The African-American writer, who is active in the international Boycott, Divestment and Sanctions (BDS) campaign against Israel, has written to the Israeli publisher, Yedhiot Books, saying she cannot permit publication of the book "at this time".

In the letter, made public by the Palestinian Campaign for the Academic and Cultural Boycott on Israel, she invokes a comparison with the decision not to show the 1985 Steven Spielberg film of her novel in South Africa before the end of apartheid. A version of Ms Walker's classic story of an abused black woman set in the segregated US Deep South of the early 20th century was published in Hebrew in the 1980s.

But she says the testimony heard last year from Israelis and Palestinians by the private Russell Tribunal on Palestine, of which she was a member, was "devastating". The tribunal, which investigates alleged war crimes, has no legal status and is modelled on one set up during the Vietnam War by the philosopher Bertrand Russell and other intellectuals.

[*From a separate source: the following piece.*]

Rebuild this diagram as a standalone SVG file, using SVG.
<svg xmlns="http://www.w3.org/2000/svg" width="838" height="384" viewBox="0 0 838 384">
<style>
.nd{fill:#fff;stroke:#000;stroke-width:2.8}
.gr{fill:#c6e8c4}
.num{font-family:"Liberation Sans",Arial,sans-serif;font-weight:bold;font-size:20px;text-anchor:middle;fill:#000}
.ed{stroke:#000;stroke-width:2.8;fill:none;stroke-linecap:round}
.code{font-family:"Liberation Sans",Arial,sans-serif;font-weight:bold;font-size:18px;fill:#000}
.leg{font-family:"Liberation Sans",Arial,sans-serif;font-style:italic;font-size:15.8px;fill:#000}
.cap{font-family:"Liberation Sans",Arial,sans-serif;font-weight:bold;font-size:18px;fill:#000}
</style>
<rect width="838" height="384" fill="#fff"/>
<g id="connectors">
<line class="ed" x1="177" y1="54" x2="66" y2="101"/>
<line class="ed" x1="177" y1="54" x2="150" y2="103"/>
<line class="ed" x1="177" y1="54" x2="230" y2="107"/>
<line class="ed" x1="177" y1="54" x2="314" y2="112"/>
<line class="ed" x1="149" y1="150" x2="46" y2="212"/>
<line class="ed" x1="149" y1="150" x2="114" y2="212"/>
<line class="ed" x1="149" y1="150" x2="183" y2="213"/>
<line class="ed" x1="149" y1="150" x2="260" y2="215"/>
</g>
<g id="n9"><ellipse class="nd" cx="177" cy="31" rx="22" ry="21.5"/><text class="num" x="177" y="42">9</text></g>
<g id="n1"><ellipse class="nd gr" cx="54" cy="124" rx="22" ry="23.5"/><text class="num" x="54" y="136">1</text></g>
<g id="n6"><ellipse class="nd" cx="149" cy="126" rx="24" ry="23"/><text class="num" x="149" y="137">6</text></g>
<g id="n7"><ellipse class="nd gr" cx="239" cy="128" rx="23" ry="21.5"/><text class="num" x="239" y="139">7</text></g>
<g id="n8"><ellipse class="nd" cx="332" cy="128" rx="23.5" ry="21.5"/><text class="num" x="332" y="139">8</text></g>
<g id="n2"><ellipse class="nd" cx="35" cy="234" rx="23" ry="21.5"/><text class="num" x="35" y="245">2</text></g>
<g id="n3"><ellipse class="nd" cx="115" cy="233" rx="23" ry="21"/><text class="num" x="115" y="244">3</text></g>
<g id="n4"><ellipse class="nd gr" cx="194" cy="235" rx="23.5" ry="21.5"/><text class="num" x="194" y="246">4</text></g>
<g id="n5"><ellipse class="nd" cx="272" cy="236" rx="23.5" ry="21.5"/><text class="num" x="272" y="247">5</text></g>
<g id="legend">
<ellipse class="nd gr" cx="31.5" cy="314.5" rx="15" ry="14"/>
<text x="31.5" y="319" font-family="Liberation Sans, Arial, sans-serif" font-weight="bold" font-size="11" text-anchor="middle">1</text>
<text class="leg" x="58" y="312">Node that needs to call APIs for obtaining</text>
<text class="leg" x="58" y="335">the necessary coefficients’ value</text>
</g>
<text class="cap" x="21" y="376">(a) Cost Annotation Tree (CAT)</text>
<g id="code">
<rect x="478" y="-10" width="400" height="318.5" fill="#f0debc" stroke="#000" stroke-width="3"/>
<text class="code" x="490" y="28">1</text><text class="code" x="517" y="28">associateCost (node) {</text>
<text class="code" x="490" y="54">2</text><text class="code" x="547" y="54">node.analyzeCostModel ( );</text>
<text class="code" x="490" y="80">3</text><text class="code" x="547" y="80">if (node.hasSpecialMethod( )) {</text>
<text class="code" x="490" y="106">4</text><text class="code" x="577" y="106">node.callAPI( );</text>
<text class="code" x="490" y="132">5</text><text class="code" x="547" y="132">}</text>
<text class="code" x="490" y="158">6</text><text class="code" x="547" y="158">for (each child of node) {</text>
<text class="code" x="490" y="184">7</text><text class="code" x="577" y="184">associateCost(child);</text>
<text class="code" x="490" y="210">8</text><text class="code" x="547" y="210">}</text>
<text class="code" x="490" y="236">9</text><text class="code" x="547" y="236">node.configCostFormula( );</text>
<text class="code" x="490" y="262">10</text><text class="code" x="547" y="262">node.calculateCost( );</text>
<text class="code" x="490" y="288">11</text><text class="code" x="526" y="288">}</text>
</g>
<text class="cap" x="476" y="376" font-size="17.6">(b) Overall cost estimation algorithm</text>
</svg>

Ms Walker adds that having grown up "under American apartheid" she found that Israel's treatment of the Palestinians was "far worse". The use of the term "apartheid" to describe the treatment of Palestinians arouses fierce antagonism in Israel.

The BDS campaign calls for sanctions against Israel "until it complies with international law and Palestinian rights" and goes significantly further than a separate and parallel campaign for the boycotting of goods produced in settlements in occupied territory, which are widely regarded as illegal in international law. Ms Walker says she hopes the BDS campaign "will have enough of an impact on Israeli civilian society to change the situation".

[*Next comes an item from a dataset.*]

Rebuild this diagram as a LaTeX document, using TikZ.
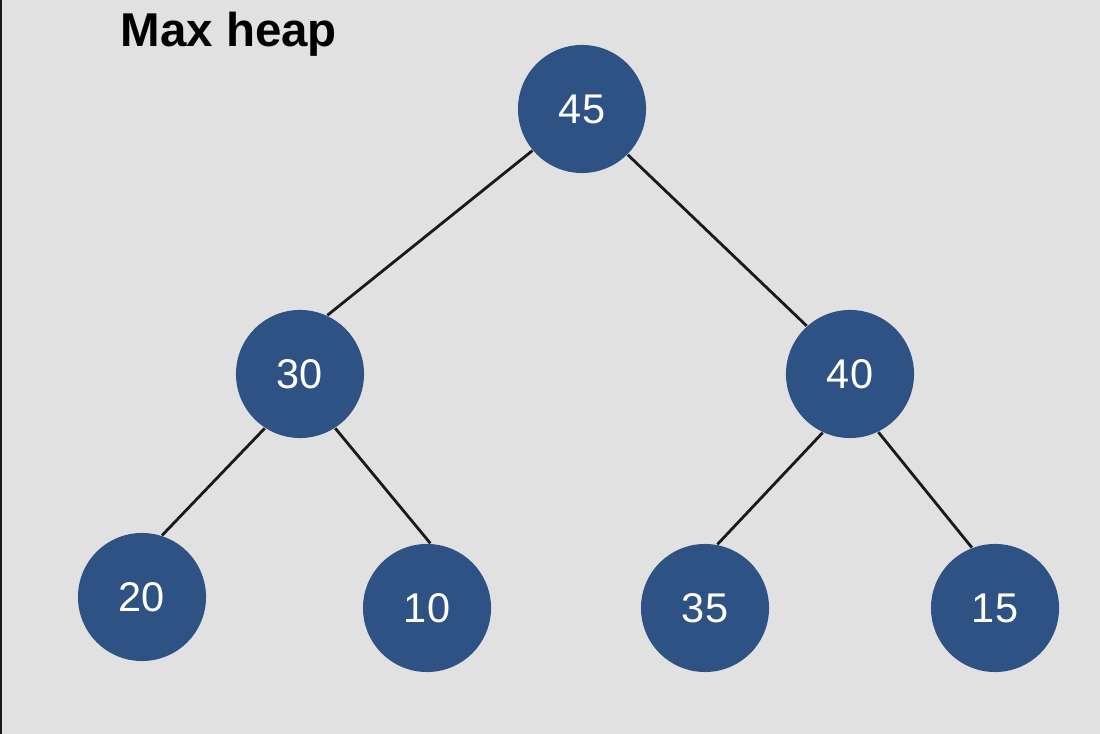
\documentclass[tikz,border=0pt]{standalone}
\usepackage{fontspec}
\setmainfont{Liberation Sans}
\definecolor{bgc}{HTML}{E1E1E1}
\definecolor{nodec}{HTML}{2E5283}
\definecolor{edgec}{HTML}{1A1A1A}
\begin{document}
\begin{tikzpicture}[x=0.01cm,y=-0.01cm,
  heapnode/.style={circle,fill=nodec,minimum size=1.28cm,inner sep=0pt,text=white,font=\fontsize{11.8}{13}\selectfont},
  edge/.style={draw=edgec,line width=0.8pt},
  titletext/.style={font=\fontsize{13.5}{15}\selectfont\bfseries,anchor=base west,inner sep=0pt}]
\fill[bgc] (0,0) rectangle (1100,734);
\fill[edgec] (0,0) rectangle (2,734);
\useasboundingbox (0,0) rectangle (1100,734);
\node[titletext] (title) at (120,47) {Max heap};
\node[heapnode] (n45) at (582,109) {45};
\node[heapnode] (n30) at (300,374) {30};
\node[heapnode] (n40) at (850,374) {40};
\node[heapnode] (n20) at (142,597) {20};
\node[heapnode] (n10) at (427,608) {10};
\node[heapnode] (n35) at (705,608) {35};
\node[heapnode] (n15) at (995,608) {15};
\draw[edge] (n45.220) -- (n30.65);
\draw[edge] (n45.-45) -- (n40.132);
\draw[edge] (n30.237) -- (n20.72);
\draw[edge] (n30.-57) -- (n10.87);
\draw[edge] (n40.245) -- (n35.79);
\draw[edge] (n40.-64) -- (n15.111);
\end{tikzpicture}
\end{document}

In her letter, Ms Walker thanks the publisher – an offshoot of the mass-circulation daily newspaper Yedhiot Ahronot – "so much" for what she says is its wish to publish her novel. She adds: "I would so like knowing my books are read by the people of your country, especially by the young, and by the brave Israeli activists (Jewish and Palestinian) for justice and peace I have had the joy of working beside. I am hopeful that one day, maybe soon, this may happen. But now is not the time."